Convert time stamp from UNIX to UTC

In [None]:
posts_tidy_df['PostTime'] = pd.to_datetime(posts_tidy_df['PostTime'], utc=True, unit='s')

#### Fix image URLS

In [None]:
posts_tidy_df = posts_tidy_df.reindex(columns = posts_tidy_df.columns.tolist() + ['NewURL']) #create column for fixed urls

for index, row in posts_tidy_df.iterrows():
    if row['ImageDomain'] == 'flickr.com':
        print(row['ImageURL'])
        r = requests.get(row['ImageURL'])
        soup = bs(r.content)
        images = re.findall(r'(\/\/live\.staticflickr\.com\/[0-9][0-9][0-9][0-9][0-9]\/[a-zA-Z0-9_]+\.(?:png|jpg|jpeg|gif|png|svg))', str(soup))
        
        for image in images:
            image_url = image
            break
        print(image_url)
        posts_tidy_df.at[index, 'NewURL'] = 'https:' + image_url
    elif row['ImageDomain'] == 'imgur.com':
        posts_tidy_df.at[index, 'NewURL'] = re.sub(r'http://imgur.com', 'http://i.imgur.com', row['ImageURL']) + '.jpg'
    elif row['ImageDomain'] == 'i.imgur.com':
        posts_tidy_df.at[index, 'NewURL'] = row['ImageURL']
    else:
        continue

## Save data frame and images

#### View data frame

In [None]:
pd.set_option('display.max_colwidth', None)
posts_tidy_df

#### Save data frame as CSV

In [None]:
filename = 'C:/Users/Skrubbe/Documents/GitHub/FlickrFaves/Data/Reddit_'+ subreddit + '_' + search_time + '.csv'
posts_tidy_df.to_csv(filename, header=True, index=False, columns=list(posts_tidy_df.axes[1]))

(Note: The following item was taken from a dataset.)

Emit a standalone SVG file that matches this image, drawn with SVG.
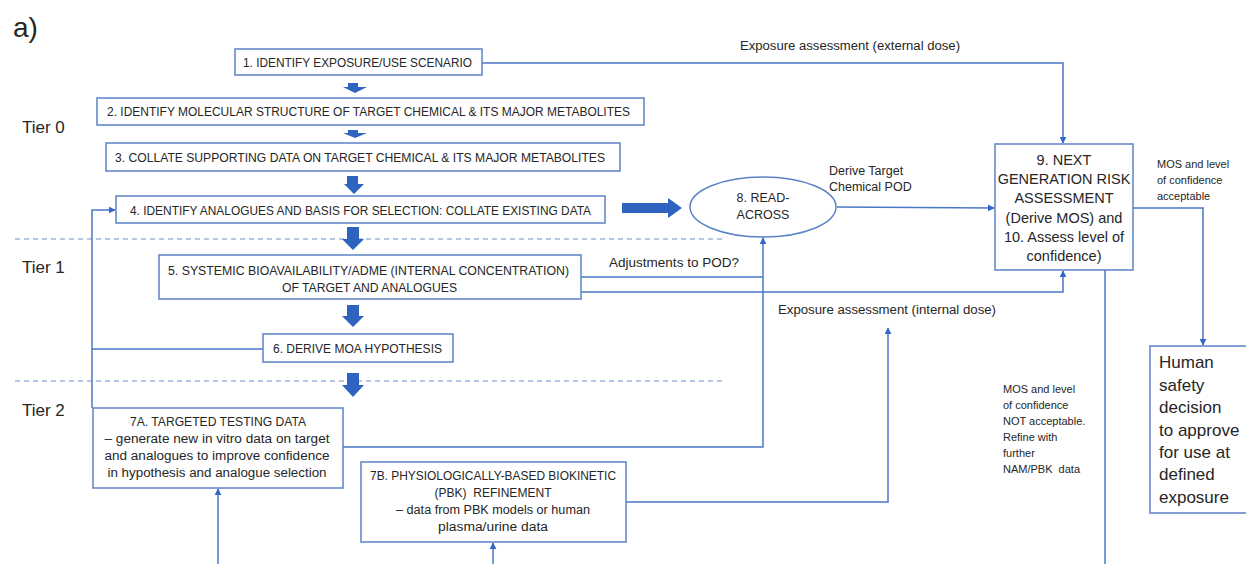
<svg xmlns="http://www.w3.org/2000/svg" width="1246" height="564" viewBox="0 0 1246 564">
<defs>
<style>
text{font-family:"Liberation Sans",Arial,sans-serif;fill:#262626}
.box{fill:#fff;stroke:#5b82c8;stroke-width:1.5}
.t{font-size:12.5px}
.c{text-anchor:middle}
.ln{fill:none;stroke:#4a78c9;stroke-width:1.5}
.dash{fill:none;stroke:#6f8fd0;stroke-width:1.2;stroke-dasharray:5 4}
.blk{fill:#2f63c0}
.sm{font-size:11px}
.tier{font-size:17px}
</style>
<marker id="ah" viewBox="0 0 10 10" refX="9" refY="5" markerWidth="7" markerHeight="7" orient="auto" markerUnits="userSpaceOnUse">
<path d="M0,0 L10,5 L0,10 z" fill="#3568c4"/>
</marker>
</defs>
<rect width="1246" height="564" fill="#fff"/>
<text x="13" y="37" style="font-size:28px">a)</text>
<text class="tier" x="22" y="133">Tier 0</text>
<text class="tier" x="22" y="273">Tier 1</text>
<text class="tier" x="22" y="416">Tier 2</text>
<line class="dash" x1="15" y1="239" x2="725" y2="239"/>
<line class="dash" x1="15" y1="381" x2="725" y2="381"/>
<g id="connectors">
<polyline class="ln" points="482,63 1063,63 1063,143" marker-end="url(#ah)"/>
<polyline class="ln" points="837,207 994,208" marker-end="url(#ah)"/>
<polyline class="ln" points="1133,208 1203,208 1203,345" marker-end="url(#ah)"/>
<polyline class="ln" points="581,277 763,277"/>
<polyline class="ln" points="343,447 763,447 763,238" marker-end="url(#ah)"/>
<polyline class="ln" points="581,292 1063,292 1063,271" marker-end="url(#ah)"/>
<polyline class="ln" points="626,502 888,502 888,328" marker-end="url(#ah)"/>
<polyline class="ln" points="1105,270 1105,564"/>
<polyline class="ln" points="263,349 92,349"/>
<polyline class="ln" points="92,408 92,210 115,210" marker-end="url(#ah)"/>
<polyline class="ln" points="218,564 218,489" marker-end="url(#ah)"/>
<polyline class="ln" points="493,564 493,543" marker-end="url(#ah)"/>
<path class="blk" d="M348,83 h10 v4 h9 l-12,6 l-12,-6 h5 z"/>
<path class="blk" d="M348,130 h10 v3 h9 l-12,5 l-12,-5 h5 z"/>
<path class="blk" d="M347,176 h11 v8 h6 l-10,10 l-10,-10 h3 z"/>
<path class="blk" d="M347,227 h12 v12 h5 l-11,11 l-11,-11 h5 z"/>
<path class="blk" d="M347,305 h12 v11 h5 l-11,11 l-11,-11 h5 z"/>
<path class="blk" d="M347,373 h12 v12 h5 l-11,12 l-11,-12 h5 z"/>
<path class="blk" d="M622,203 h46 v-5 l14,10 l-14,10 v-5 h-46 z"/>
<text class="t" x="740" y="50" textLength="220" lengthAdjust="spacingAndGlyphs">Exposure assessment (external dose)</text>
<text class="t" x="829" y="175">Derive Target</text>
<text class="t" x="829" y="191">Chemical POD</text>
<text class="t" x="609" y="267" textLength="130" lengthAdjust="spacingAndGlyphs">Adjustments to POD?</text>
<text class="t" x="778" y="314" textLength="218" lengthAdjust="spacingAndGlyphs">Exposure assessment (internal dose)</text>
<text class="sm" x="1157" y="168">MOS and level</text>
<text class="sm" x="1157" y="184">of confidence</text>
<text class="sm" x="1157" y="200">acceptable</text>
<text class="sm" x="1003" y="393">MOS and level</text>
<text class="sm" x="1003" y="409">of confidence</text>
<text class="sm" x="1003" y="425">NOT acceptable.</text>
<text class="sm" x="1003" y="441">Refine with</text>
<text class="sm" x="1003" y="457">further</text>
<text class="sm" x="1003" y="473">NAM/PBK&#160; data</text>
</g>
<g id="n1"><rect class="box" x="235" y="49" width="247" height="26"/><text class="t" x="243" y="67" textLength="229" lengthAdjust="spacingAndGlyphs">1. IDENTIFY EXPOSURE/USE SCENARIO</text></g>
<g id="n2"><rect class="box" x="97" y="98" width="547" height="27"/><text class="t" x="107" y="116" textLength="523" lengthAdjust="spacingAndGlyphs">2. IDENTIFY MOLECULAR STRUCTURE OF TARGET CHEMICAL &amp; ITS MAJOR METABOLITES</text></g>
<g id="n3"><rect class="box" x="106" y="143" width="514" height="28"/><text class="t" x="115" y="162" textLength="490" lengthAdjust="spacingAndGlyphs">3. COLLATE SUPPORTING DATA ON TARGET CHEMICAL &amp; ITS MAJOR METABOLITES</text></g>
<g id="n4"><rect class="box" x="116" y="196" width="489" height="27"/><text class="t" x="130" y="215" textLength="461" lengthAdjust="spacingAndGlyphs">4. IDENTIFY ANALOGUES AND BASIS FOR SELECTION: COLLATE EXISTING DATA</text></g>
<g id="n5"><rect class="box" x="159" y="255" width="422" height="44"/><text class="t" x="168" y="275" textLength="401" lengthAdjust="spacingAndGlyphs">5. SYSTEMIC BIOAVAILABILITY/ADME (INTERNAL CONCENTRATION)</text><text class="t" x="282" y="292" textLength="175" lengthAdjust="spacingAndGlyphs">OF TARGET AND ANALOGUES</text></g>
<g id="n6"><rect class="box" x="263" y="334" width="190" height="28"/><text class="t" x="273" y="353" textLength="169" lengthAdjust="spacingAndGlyphs">6. DERIVE MOA HYPOTHESIS</text></g>
<g id="n7a"><rect class="box" x="93" y="408" width="250" height="80"/>
<text class="t c" x="218" y="426" textLength="176" lengthAdjust="spacingAndGlyphs">7A. TARGETED TESTING DATA</text>
<text class="t c" x="217" y="443" textLength="225" lengthAdjust="spacingAndGlyphs">– generate new in vitro data on target</text>
<text class="t c" x="217" y="460" textLength="225" lengthAdjust="spacingAndGlyphs">and analogues to improve confidence</text>
<text class="t c" x="217" y="477" textLength="219" lengthAdjust="spacingAndGlyphs">in hypothesis and analogue selection</text></g>
<g id="n7b"><rect class="box" x="361" y="462" width="265" height="80"/>
<text class="t c" x="493" y="480" textLength="246" lengthAdjust="spacingAndGlyphs">7B. PHYSIOLOGICALLY-BASED BIOKINETIC</text>
<text class="t c" x="493" y="497" textLength="117" lengthAdjust="spacingAndGlyphs">(PBK)&#160; REFINEMENT</text>
<text class="t c" x="493" y="514" textLength="194" lengthAdjust="spacingAndGlyphs">– data from PBK models or human</text>
<text class="t c" x="493" y="531" textLength="110" lengthAdjust="spacingAndGlyphs">plasma/urine data</text></g>
<g id="n8"><ellipse class="box" cx="763" cy="207" rx="73" ry="30"/>
<text class="t c" x="763" y="202">8. READ-</text>
<text class="t c" x="763" y="219">ACROSS</text></g>
<g id="n9"><rect class="box" x="995" y="144" width="138" height="126"/>
<g style="font-size:14.5px">
<text class="c" x="1064" y="165">9. NEXT</text>
<text class="c" x="1064" y="184">GENERATION RISK</text>
<text class="c" x="1064" y="203">ASSESSMENT</text>
<text class="c" x="1064" y="223">(Derive MOS) and</text>
<text class="c" x="1064" y="242">10. Assess level of</text>
<text class="c" x="1064" y="261">confidence)</text></g></g>
<g id="human"><rect class="box" x="1150" y="346" width="100" height="167"/>
<g style="font-size:17px">
<text x="1159" y="368">Human</text>
<text x="1159" y="391">safety</text>
<text x="1159" y="413">decision</text>
<text x="1159" y="436">to approve</text>
<text x="1159" y="458">for use at</text>
<text x="1159" y="480">defined</text>
<text x="1159" y="503">exposure</text></g></g>
</svg>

#### Save images from URLs

In [None]:
#Save images from data frame URL column
root_folder = 'C:/Users/Skrubbe/Documents/GitHub/FlickrFaves/Data/Reddit/'

def download(row):
   print(row['PostTitle'])
   filename = root_folder + subreddit + '_' + row[3] + '.jpg'
   
   # create folder if it doesn't exist
   os.makedirs(os.path.dirname(filename), exist_ok = True)
   
   if pd.isnull(row.NewURL) :
       url = row.ImageURL
   else :
       url = row.NewURL
   
   
   print(f"Downloading {url} to {filename}")
   
   r = requests.get(url, allow_redirects=True)
   print("lol")
   with open(filename, 'wb') as f:
       f.write(r.content)
posts_tidy_df.apply(download, axis=1)
print("lul")

# try:
#     posts_tidy_df.apply(download, axis=1)
#     print("lul")
# except:
#     pass



## Text cleaning and annotating features

> this might be useful later on to create a list of features mentioned in the text for each picture

#### Remove brackets and other characters

In [None]:
posts_clean_df = posts_tidy_df.rename(columns = column_names)
posts_clean_df['PostTitle'].replace(to_replace="\[(.*?)\]", value="", regex=True, inplace=True) 
posts_clean_df['PostTitle'].replace(to_replace="\(\d*?\s*[\u00D7?x?]\s*\d*?\)", value="", regex=True, inplace=True)
posts_clean_df['PostTitle'].replace(to_replace="\(", value="", regex=True, inplace=True)
posts_clean_df['PostTitle'].replace(to_replace="\)", value="", regex=True, inplace=True)
posts_clean_df['PostTitle'].replace(to_replace="-", value="", regex=True, inplace=True)

#### Load NLP model

In [None]:
spacy_udpipe.download("en")
nlp = spacy_udpipe.load("en")

##### Create new data frame for annotations

In [None]:
column_names = ['Sentence', 'Text ID', 'IDX', 'Text', 'Lemma', 'POS', 'Form', 'Dependency', 'Sentiment'] 
posts_annotated_df = pd.DataFrame(columns=column_names)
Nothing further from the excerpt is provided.